Routine blood biomarkers for the detection of multiple myeloma using machine learning

AbstractIntroduction

Primary laboratory tests performed in the diagnosis of multiple myeloma (MM) include bone marrow examination and free light chain assay; however, these may only be ordered after clinical suspicion of disease. In contrast, routine blood test results are readily available.

Methods

Machine learning algorithms (ML) combined with routine blood tests were used to detect MM. Feature selection was performed to achieve improved classification performance. The robustness of the classification models was assessed in an internal and external validation data set.
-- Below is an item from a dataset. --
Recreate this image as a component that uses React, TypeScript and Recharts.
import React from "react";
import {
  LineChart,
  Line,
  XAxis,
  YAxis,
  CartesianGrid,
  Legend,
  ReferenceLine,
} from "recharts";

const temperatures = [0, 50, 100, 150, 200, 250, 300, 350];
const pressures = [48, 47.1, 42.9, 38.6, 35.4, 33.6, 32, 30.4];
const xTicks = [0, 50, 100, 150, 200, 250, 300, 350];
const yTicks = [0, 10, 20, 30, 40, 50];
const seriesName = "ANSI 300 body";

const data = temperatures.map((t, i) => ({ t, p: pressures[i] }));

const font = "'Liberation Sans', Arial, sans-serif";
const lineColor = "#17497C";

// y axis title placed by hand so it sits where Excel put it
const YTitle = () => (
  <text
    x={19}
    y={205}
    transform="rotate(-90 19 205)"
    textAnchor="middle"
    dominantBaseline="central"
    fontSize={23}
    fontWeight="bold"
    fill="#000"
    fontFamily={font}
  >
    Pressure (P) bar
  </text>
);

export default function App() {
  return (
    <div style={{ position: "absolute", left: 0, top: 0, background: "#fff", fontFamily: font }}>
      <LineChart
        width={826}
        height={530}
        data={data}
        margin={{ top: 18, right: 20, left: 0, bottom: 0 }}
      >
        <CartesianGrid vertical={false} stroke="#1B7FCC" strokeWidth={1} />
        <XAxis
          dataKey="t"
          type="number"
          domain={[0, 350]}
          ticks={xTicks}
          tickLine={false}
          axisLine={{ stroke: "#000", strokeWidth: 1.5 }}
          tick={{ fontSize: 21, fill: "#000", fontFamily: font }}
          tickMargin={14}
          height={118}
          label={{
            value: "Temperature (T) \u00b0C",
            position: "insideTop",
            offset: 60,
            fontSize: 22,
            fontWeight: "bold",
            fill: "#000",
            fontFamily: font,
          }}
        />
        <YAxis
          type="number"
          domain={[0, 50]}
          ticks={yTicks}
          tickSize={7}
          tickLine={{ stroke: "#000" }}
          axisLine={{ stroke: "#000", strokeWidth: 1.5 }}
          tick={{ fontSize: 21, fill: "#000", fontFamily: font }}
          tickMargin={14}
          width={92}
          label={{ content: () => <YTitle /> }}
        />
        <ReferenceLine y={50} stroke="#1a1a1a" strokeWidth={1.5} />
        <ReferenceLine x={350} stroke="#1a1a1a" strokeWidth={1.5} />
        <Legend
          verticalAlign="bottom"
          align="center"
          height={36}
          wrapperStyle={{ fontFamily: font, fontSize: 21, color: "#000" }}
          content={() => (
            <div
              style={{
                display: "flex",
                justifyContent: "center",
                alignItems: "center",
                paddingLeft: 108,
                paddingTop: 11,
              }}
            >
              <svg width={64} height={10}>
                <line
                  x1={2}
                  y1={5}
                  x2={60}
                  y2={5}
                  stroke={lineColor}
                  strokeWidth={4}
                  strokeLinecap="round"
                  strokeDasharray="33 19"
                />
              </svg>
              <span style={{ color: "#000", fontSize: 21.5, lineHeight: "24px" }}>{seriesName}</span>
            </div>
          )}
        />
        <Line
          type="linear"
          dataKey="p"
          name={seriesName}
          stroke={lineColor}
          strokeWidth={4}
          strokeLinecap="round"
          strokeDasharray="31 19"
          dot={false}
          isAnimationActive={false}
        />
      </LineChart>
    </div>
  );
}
To minimize the divergence, the training and validation data sets were combined and used to assess the performance of the ML algorithms.

Results

The AdaBoost-DecisionTable produced the best performance (accuracy =94.75%, sensitivity =87.70%, positive predictive value (PPV) =92.50%, F-measure =90.00%, and areas under the receiver operating characteristic curves (AUC) =97.50%) in the training data set using a 10-fold cross-validation. Performance in the validation data sets was affected by the divergence of the data sets, with accuracy greater than 85% and AUC greater than 90% in the validation data sets. The ML algorithm achieved a high accuracy of 92.61%, high AUC (96.80%), a sensitivity value of 85.20%, a PPV value of 88.50%, and an F-measure of 86.80% in a test set that was randomly selected from the combined data set.

Conclusions

Combining ML and routine serum biomarkers hold a potential benefit in MM diagnosis.